Given information start

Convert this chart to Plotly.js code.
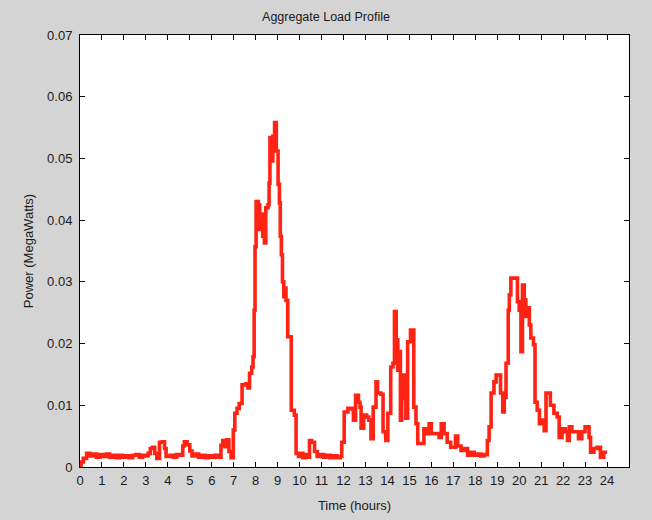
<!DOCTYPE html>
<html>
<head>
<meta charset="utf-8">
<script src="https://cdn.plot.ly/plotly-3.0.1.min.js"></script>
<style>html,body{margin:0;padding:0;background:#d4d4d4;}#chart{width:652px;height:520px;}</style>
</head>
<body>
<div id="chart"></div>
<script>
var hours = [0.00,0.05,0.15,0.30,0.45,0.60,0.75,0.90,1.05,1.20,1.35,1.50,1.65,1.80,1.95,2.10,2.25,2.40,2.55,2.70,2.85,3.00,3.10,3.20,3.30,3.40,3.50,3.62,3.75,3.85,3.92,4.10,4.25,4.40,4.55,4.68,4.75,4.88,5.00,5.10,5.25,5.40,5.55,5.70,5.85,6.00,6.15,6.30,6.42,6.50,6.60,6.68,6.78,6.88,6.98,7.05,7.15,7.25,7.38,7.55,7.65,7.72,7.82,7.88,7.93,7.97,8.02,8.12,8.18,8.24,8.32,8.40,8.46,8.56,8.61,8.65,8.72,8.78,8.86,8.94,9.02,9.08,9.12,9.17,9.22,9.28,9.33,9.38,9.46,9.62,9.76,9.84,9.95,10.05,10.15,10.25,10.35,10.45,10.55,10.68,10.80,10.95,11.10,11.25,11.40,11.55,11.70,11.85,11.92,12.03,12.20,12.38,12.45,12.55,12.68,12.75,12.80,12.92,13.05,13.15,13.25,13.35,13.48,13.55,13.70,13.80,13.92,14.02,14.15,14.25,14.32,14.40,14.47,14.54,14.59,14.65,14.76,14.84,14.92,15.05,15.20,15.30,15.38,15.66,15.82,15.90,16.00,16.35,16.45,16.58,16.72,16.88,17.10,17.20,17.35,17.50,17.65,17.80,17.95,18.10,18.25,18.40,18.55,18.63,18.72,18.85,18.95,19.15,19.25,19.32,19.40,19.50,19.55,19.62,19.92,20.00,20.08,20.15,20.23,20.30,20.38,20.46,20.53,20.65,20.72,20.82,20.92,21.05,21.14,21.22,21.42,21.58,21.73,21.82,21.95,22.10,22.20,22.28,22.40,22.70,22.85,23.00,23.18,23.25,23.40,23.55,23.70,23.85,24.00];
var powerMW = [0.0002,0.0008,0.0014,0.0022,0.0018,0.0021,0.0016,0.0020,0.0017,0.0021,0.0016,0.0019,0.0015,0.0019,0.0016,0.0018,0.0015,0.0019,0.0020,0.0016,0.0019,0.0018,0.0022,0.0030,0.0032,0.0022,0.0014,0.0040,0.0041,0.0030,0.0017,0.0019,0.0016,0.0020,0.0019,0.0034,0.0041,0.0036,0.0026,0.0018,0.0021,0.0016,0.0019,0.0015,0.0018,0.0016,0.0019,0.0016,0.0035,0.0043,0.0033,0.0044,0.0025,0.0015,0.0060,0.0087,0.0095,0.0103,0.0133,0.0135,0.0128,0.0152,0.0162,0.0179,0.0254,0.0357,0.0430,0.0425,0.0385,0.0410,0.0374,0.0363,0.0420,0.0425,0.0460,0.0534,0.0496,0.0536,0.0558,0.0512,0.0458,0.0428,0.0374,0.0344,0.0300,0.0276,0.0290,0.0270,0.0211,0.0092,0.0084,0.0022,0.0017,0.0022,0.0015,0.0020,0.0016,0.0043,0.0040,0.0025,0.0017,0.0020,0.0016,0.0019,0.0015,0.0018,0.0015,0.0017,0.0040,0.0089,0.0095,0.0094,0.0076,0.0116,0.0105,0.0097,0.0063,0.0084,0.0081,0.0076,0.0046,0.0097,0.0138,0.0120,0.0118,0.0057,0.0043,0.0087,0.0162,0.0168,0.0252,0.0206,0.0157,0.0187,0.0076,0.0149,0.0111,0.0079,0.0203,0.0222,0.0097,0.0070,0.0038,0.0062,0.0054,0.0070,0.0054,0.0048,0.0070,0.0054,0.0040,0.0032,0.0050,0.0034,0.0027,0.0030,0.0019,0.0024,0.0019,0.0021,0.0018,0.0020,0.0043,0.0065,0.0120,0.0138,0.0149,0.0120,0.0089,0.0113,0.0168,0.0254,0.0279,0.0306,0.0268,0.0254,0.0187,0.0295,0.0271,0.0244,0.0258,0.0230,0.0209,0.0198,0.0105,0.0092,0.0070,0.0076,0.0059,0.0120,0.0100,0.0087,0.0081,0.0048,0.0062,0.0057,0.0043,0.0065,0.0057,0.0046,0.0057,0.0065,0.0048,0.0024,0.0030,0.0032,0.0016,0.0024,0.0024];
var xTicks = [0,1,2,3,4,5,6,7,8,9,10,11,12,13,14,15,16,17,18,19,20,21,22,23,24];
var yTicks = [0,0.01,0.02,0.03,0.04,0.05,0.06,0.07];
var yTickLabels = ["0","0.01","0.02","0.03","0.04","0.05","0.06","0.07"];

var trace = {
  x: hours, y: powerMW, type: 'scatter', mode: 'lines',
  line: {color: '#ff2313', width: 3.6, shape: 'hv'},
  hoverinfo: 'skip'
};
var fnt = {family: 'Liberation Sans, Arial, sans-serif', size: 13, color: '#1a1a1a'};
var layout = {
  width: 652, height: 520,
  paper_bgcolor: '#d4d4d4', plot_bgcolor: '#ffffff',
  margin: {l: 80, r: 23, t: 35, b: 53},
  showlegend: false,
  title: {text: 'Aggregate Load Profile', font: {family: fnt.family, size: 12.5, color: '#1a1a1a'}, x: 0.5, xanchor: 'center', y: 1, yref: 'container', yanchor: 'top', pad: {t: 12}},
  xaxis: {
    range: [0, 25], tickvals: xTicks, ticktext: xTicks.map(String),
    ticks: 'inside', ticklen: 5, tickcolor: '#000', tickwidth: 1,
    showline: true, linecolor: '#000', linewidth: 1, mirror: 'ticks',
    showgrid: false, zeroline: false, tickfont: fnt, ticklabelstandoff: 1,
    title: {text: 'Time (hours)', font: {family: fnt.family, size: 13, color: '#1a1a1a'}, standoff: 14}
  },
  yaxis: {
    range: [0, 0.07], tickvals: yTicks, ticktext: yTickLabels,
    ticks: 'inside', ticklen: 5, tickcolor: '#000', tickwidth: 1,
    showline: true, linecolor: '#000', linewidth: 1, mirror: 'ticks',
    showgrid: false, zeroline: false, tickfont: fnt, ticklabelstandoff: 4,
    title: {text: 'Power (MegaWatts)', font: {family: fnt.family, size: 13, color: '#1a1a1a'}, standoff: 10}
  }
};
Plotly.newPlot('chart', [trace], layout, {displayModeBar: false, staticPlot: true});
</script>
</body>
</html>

Given information end

Short problem:
Please set down each line of the data above exactly as written, without the pictures.

Solution below:
Convert this chart to Plotly.js code.
<!DOCTYPE html>
<html>
<head>
<meta charset="utf-8">
<script src="https://cdn.plot.ly/plotly-3.0.1.min.js"></script>
<style>html,body{margin:0;padding:0;background:#d4d4d4;}#chart{width:652px;height:520px;}</style>
</head>
<body>
<div id="chart"></div>
<script>
var hours = [0.00,0.05,0.15,0.30,0.45,0.60,0.75,0.90,1.05,1.20,1.35,1.50,1.65,1.80,1.95,2.10,2.25,2.40,2.55,2.70,2.85,3.00,3.10,3.20,3.30,3.40,3.50,3.62,3.75,3.85,3.92,4.10,4.25,4.40,4.55,4.68,4.75,4.88,5.00,5.10,5.25,5.40,5.55,5.70,5.85,6.00,6.15,6.30,6.42,6.50,6.60,6.68,6.78,6.88,6.98,7.05,7.15,7.25,7.38,7.55,7.65,7.72,7.82,7.88,7.93,7.97,8.02,8.12,8.18,8.24,8.32,8.40,8.46,8.56,8.61,8.65,8.72,8.78,8.86,8.94,9.02,9.08,9.12,9.17,9.22,9.28,9.33,9.38,9.46,9.62,9.76,9.84,9.95,10.05,10.15,10.25,10.35,10.45,10.55,10.68,10.80,10.95,11.10,11.25,11.40,11.55,11.70,11.85,11.92,12.03,12.20,12.38,12.45,12.55,12.68,12.75,12.80,12.92,13.05,13.15,13.25,13.35,13.48,13.55,13.70,13.80,13.92,14.02,14.15,14.25,14.32,14.40,14.47,14.54,14.59,14.65,14.76,14.84,14.92,15.05,15.20,15.30,15.38,15.66,15.82,15.90,16.00,16.35,16.45,16.58,16.72,16.88,17.10,17.20,17.35,17.50,17.65,17.80,17.95,18.10,18.25,18.40,18.55,18.63,18.72,18.85,18.95,19.15,19.25,19.32,19.40,19.50,19.55,19.62,19.92,20.00,20.08,20.15,20.23,20.30,20.38,20.46,20.53,20.65,20.72,20.82,20.92,21.05,21.14,21.22,21.42,21.58,21.73,21.82,21.95,22.10,22.20,22.28,22.40,22.70,22.85,23.00,23.18,23.25,23.40,23.55,23.70,23.85,24.00];
var powerMW = [0.0002,0.0008,0.0014,0.0022,0.0018,0.0021,0.0016,0.0020,0.0017,0.0021,0.0016,0.0019,0.0015,0.0019,0.0016,0.0018,0.0015,0.0019,0.0020,0.0016,0.0019,0.0018,0.0022,0.0030,0.0032,0.0022,0.0014,0.0040,0.0041,0.0030,0.0017,0.0019,0.0016,0.0020,0.0019,0.0034,0.0041,0.0036,0.0026,0.0018,0.0021,0.0016,0.0019,0.0015,0.0018,0.0016,0.0019,0.0016,0.0035,0.0043,0.0033,0.0044,0.0025,0.0015,0.0060,0.0087,0.0095,0.0103,0.0133,0.0135,0.0128,0.0152,0.0162,0.0179,0.0254,0.0357,0.0430,0.0425,0.0385,0.0410,0.0374,0.0363,0.0420,0.0425,0.0460,0.0534,0.0496,0.0536,0.0558,0.0512,0.0458,0.0428,0.0374,0.0344,0.0300,0.0276,0.0290,0.0270,0.0211,0.0092,0.0084,0.0022,0.0017,0.0022,0.0015,0.0020,0.0016,0.0043,0.0040,0.0025,0.0017,0.0020,0.0016,0.0019,0.0015,0.0018,0.0015,0.0017,0.0040,0.0089,0.0095,0.0094,0.0076,0.0116,0.0105,0.0097,0.0063,0.0084,0.0081,0.0076,0.0046,0.0097,0.0138,0.0120,0.0118,0.0057,0.0043,0.0087,0.0162,0.0168,0.0252,0.0206,0.0157,0.0187,0.0076,0.0149,0.0111,0.0079,0.0203,0.0222,0.0097,0.0070,0.0038,0.0062,0.0054,0.0070,0.0054,0.0048,0.0070,0.0054,0.0040,0.0032,0.0050,0.0034,0.0027,0.0030,0.0019,0.0024,0.0019,0.0021,0.0018,0.0020,0.0043,0.0065,0.0120,0.0138,0.0149,0.0120,0.0089,0.0113,0.0168,0.0254,0.0279,0.0306,0.0268,0.0254,0.0187,0.0295,0.0271,0.0244,0.0258,0.0230,0.0209,0.0198,0.0105,0.0092,0.0070,0.0076,0.0059,0.0120,0.0100,0.0087,0.0081,0.0048,0.0062,0.0057,0.0043,0.0065,0.0057,0.0046,0.0057,0.0065,0.0048,0.0024,0.0030,0.0032,0.0016,0.0024,0.0024];
var xTicks = [0,1,2,3,4,5,6,7,8,9,10,11,12,13,14,15,16,17,18,19,20,21,22,23,24];
var yTicks = [0,0.01,0.02,0.03,0.04,0.05,0.06,0.07];
var yTickLabels = ["0","0.01","0.02","0.03","0.04","0.05","0.06","0.07"];

var trace = {
  x: hours, y: powerMW, type: 'scatter', mode: 'lines',
  line: {color: '#ff2313', width: 3.6, shape: 'hv'},
  hoverinfo: 'skip'
};
var fnt = {family: 'Liberation Sans, Arial, sans-serif', size: 13, color: '#1a1a1a'};
var layout = {
  width: 652, height: 520,
  paper_bgcolor: '#d4d4d4', plot_bgcolor: '#ffffff',
  margin: {l: 80, r: 23, t: 35, b: 53},
  showlegend: false,
  title: {text: 'Aggregate Load Profile', font: {family: fnt.family, size: 12.5, color: '#1a1a1a'}, x: 0.5, xanchor: 'center', y: 1, yref: 'container', yanchor: 'top', pad: {t: 12}},
  xaxis: {
    range: [0, 25], tickvals: xTicks, ticktext: xTicks.map(String),
    ticks: 'inside', ticklen: 5, tickcolor: '#000', tickwidth: 1,
    showline: true, linecolor: '#000', linewidth: 1, mirror: 'ticks',
    showgrid: false, zeroline: false, tickfont: fnt, ticklabelstandoff: 1,
    title: {text: 'Time (hours)', font: {family: fnt.family, size: 13, color: '#1a1a1a'}, standoff: 14}
  },
  yaxis: {
    range: [0, 0.07], tickvals: yTicks, ticktext: yTickLabels,
    ticks: 'inside', ticklen: 5, tickcolor: '#000', tickwidth: 1,
    showline: true, linecolor: '#000', linewidth: 1, mirror: 'ticks',
    showgrid: false, zeroline: false, tickfont: fnt, ticklabelstandoff: 4,
    title: {text: 'Power (MegaWatts)', font: {family: fnt.family, size: 13, color: '#1a1a1a'}, standoff: 10}
  }
};
Plotly.newPlot('chart', [trace], layout, {displayModeBar: false, staticPlot: true});
</script>
</body>
</html>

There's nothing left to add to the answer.